* _EXERCISE DETAILS_: Give back exactly the lines from the one with "Generate a web" through the one with "0.0004, 0.0002, 0.0001];", inclusive, without the images.

-- start INFORMATION SUPPLIED --

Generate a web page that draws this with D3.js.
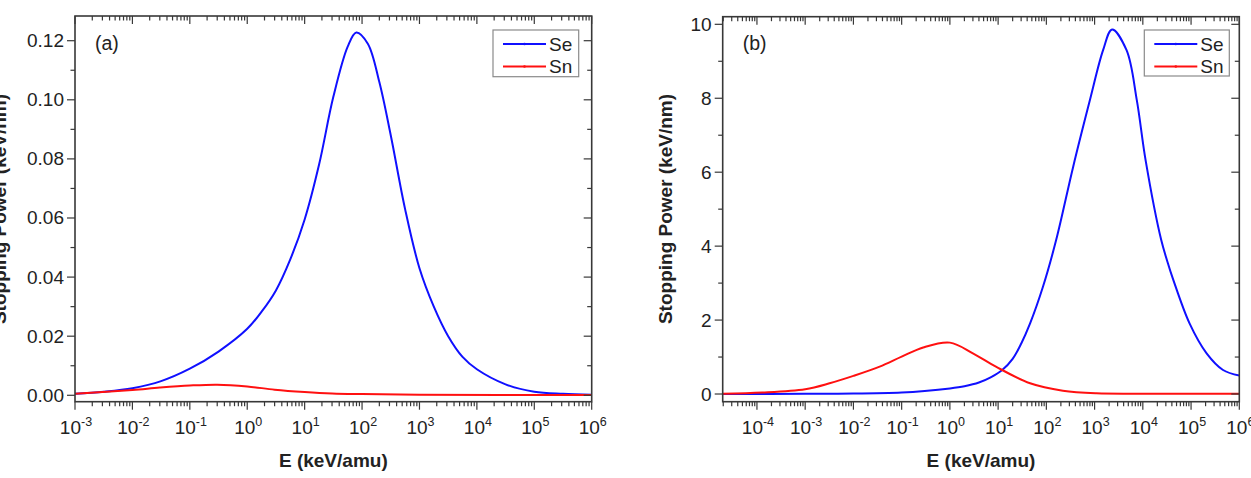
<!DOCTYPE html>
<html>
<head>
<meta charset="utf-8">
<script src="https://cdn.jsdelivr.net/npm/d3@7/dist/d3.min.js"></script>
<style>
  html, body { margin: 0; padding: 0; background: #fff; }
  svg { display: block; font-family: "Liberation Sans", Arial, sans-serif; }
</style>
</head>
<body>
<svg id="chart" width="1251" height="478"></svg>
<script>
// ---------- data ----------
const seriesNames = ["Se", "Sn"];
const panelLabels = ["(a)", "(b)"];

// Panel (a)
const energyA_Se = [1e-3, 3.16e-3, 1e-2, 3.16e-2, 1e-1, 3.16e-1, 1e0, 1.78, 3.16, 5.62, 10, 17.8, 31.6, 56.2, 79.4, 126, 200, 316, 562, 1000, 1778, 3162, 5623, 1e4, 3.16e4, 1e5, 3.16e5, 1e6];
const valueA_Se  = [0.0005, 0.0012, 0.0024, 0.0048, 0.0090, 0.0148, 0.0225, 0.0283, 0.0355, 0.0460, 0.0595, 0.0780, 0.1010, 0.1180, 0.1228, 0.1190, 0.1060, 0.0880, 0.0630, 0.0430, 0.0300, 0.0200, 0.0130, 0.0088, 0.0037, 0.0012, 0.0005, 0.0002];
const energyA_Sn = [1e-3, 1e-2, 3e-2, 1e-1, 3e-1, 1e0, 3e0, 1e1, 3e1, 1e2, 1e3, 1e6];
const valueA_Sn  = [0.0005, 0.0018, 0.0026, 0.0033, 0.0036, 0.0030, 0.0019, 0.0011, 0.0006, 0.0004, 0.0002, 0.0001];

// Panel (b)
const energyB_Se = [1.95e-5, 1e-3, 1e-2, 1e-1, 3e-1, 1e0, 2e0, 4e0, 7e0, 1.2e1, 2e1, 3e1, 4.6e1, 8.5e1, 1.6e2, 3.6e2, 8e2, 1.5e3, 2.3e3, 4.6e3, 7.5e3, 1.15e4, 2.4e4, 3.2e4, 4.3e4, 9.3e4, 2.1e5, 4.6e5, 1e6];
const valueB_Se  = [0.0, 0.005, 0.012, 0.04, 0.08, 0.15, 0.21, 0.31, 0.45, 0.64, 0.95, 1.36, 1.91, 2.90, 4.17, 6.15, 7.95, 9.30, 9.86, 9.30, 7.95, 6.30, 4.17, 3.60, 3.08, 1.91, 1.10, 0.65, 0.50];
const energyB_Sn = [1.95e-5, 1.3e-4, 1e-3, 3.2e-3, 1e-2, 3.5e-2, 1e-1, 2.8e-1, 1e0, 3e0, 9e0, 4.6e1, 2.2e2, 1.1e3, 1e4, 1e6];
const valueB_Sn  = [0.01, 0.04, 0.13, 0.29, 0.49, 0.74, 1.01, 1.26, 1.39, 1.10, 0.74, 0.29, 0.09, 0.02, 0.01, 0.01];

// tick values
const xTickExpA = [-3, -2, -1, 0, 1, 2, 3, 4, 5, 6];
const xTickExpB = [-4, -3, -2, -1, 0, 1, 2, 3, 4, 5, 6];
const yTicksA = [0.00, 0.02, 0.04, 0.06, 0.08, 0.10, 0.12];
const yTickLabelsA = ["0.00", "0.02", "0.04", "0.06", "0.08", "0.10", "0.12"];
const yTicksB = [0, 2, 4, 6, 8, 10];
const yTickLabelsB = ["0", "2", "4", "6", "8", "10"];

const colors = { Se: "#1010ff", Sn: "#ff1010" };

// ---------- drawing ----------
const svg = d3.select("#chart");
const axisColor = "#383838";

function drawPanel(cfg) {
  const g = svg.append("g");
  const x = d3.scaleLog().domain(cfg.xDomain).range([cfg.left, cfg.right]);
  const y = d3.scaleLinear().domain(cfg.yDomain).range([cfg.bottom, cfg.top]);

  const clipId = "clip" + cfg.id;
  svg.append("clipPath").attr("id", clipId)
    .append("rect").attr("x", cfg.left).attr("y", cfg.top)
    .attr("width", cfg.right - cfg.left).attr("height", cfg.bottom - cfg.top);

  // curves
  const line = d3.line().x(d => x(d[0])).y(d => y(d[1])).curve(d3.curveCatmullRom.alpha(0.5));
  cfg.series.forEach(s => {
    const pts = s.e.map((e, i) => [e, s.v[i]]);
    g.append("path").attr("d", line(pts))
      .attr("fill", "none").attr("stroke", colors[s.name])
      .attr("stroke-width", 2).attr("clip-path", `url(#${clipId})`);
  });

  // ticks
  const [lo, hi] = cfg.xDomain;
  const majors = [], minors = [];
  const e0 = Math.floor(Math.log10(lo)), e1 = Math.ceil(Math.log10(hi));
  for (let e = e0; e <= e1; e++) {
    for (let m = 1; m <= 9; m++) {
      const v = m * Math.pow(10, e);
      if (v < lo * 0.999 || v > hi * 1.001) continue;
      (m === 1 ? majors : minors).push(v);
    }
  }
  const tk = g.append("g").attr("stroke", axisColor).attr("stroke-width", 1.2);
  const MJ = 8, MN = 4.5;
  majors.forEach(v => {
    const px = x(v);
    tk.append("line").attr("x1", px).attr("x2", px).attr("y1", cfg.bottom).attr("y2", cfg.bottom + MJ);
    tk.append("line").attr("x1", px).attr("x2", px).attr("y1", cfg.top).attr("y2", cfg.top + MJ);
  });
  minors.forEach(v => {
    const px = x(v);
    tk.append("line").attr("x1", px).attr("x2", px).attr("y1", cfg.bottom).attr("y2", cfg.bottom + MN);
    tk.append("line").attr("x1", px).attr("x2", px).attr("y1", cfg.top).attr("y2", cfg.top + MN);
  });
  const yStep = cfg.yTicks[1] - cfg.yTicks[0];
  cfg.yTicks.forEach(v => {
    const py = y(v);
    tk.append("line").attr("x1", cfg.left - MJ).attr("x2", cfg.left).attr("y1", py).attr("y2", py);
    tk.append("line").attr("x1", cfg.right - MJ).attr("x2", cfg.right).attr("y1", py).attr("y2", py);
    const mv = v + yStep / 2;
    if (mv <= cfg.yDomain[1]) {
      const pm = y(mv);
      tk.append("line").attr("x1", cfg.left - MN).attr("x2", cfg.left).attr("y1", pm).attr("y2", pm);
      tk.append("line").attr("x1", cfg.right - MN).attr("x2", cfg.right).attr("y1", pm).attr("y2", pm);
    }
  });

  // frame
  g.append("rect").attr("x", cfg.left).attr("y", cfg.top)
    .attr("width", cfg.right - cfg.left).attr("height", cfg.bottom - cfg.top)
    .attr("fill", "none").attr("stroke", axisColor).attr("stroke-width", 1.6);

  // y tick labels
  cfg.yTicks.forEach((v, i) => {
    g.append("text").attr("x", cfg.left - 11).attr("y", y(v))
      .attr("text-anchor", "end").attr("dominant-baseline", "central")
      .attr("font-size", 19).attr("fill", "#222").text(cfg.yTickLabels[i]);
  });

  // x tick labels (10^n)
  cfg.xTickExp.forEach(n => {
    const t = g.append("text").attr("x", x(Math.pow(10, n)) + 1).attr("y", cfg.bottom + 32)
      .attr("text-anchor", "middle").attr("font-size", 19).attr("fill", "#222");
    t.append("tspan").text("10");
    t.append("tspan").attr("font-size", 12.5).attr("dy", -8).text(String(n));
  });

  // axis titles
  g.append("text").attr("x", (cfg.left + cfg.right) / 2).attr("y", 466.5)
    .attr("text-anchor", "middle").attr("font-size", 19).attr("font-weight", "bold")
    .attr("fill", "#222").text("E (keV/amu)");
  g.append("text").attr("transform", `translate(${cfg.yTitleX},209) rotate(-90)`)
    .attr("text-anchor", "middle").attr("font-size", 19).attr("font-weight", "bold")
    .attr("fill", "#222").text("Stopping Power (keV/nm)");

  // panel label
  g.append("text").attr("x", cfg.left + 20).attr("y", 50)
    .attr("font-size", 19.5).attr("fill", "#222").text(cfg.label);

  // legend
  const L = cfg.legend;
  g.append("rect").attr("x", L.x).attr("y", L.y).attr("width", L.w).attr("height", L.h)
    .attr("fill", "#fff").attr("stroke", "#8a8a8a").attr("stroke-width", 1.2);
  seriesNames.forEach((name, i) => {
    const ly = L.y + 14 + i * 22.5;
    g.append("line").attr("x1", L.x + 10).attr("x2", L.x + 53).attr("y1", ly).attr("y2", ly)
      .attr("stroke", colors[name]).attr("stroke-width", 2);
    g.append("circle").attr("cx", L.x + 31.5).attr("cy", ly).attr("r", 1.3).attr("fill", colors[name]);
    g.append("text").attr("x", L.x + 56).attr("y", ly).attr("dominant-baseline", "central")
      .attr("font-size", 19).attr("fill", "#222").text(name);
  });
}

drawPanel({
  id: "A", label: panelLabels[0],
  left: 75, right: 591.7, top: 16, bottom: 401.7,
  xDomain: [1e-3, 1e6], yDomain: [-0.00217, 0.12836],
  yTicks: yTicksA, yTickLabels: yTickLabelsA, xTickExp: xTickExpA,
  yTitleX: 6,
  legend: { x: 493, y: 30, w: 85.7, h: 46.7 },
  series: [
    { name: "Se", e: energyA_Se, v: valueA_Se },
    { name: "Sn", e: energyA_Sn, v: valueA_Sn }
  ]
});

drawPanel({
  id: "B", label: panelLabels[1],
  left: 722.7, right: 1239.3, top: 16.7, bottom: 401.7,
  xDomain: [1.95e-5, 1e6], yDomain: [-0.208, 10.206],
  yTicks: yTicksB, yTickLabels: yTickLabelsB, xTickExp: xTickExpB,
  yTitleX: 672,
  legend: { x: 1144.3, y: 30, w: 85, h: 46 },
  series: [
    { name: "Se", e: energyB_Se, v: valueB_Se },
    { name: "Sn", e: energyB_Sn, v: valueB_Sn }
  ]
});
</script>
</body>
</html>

-- end INFORMATION SUPPLIED --
-- start INFORMATION SUPPLIED --

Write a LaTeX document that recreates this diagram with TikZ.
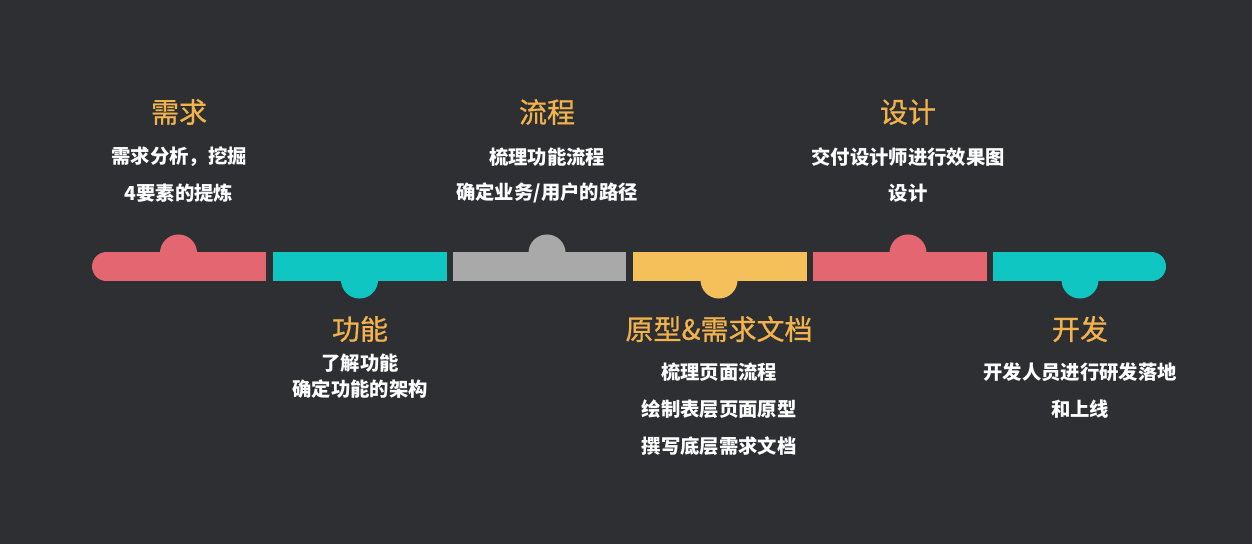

-- end INFORMATION SUPPLIED --

* _CORRECT RESULT_:
Generate a web page that draws this with D3.js.
<!DOCTYPE html>
<html>
<head>
<meta charset="utf-8">
<script src="https://cdn.jsdelivr.net/npm/d3@7/dist/d3.min.js"></script>
<style>
  html, body { margin: 0; padding: 0; background: #fff; }
  svg { display: block; font-family: "Liberation Sans", Arial, sans-serif; }
</style>
</head>
<body>
<svg id="chart" width="1251" height="478"></svg>
<script>
// ---------- data ----------
const seriesNames = ["Se", "Sn"];
const panelLabels = ["(a)", "(b)"];

// Panel (a)
const energyA_Se = [1e-3, 3.16e-3, 1e-2, 3.16e-2, 1e-1, 3.16e-1, 1e0, 1.78, 3.16, 5.62, 10, 17.8, 31.6, 56.2, 79.4, 126, 200, 316, 562, 1000, 1778, 3162, 5623, 1e4, 3.16e4, 1e5, 3.16e5, 1e6];
const valueA_Se  = [0.0005, 0.0012, 0.0024, 0.0048, 0.0090, 0.0148, 0.0225, 0.0283, 0.0355, 0.0460, 0.0595, 0.0780, 0.1010, 0.1180, 0.1228, 0.1190, 0.1060, 0.0880, 0.0630, 0.0430, 0.0300, 0.0200, 0.0130, 0.0088, 0.0037, 0.0012, 0.0005, 0.0002];
const energyA_Sn = [1e-3, 1e-2, 3e-2, 1e-1, 3e-1, 1e0, 3e0, 1e1, 3e1, 1e2, 1e3, 1e6];
const valueA_Sn  = [0.0005, 0.0018, 0.0026, 0.0033, 0.0036, 0.0030, 0.0019, 0.0011, 0.0006, 0.0004, 0.0002, 0.0001];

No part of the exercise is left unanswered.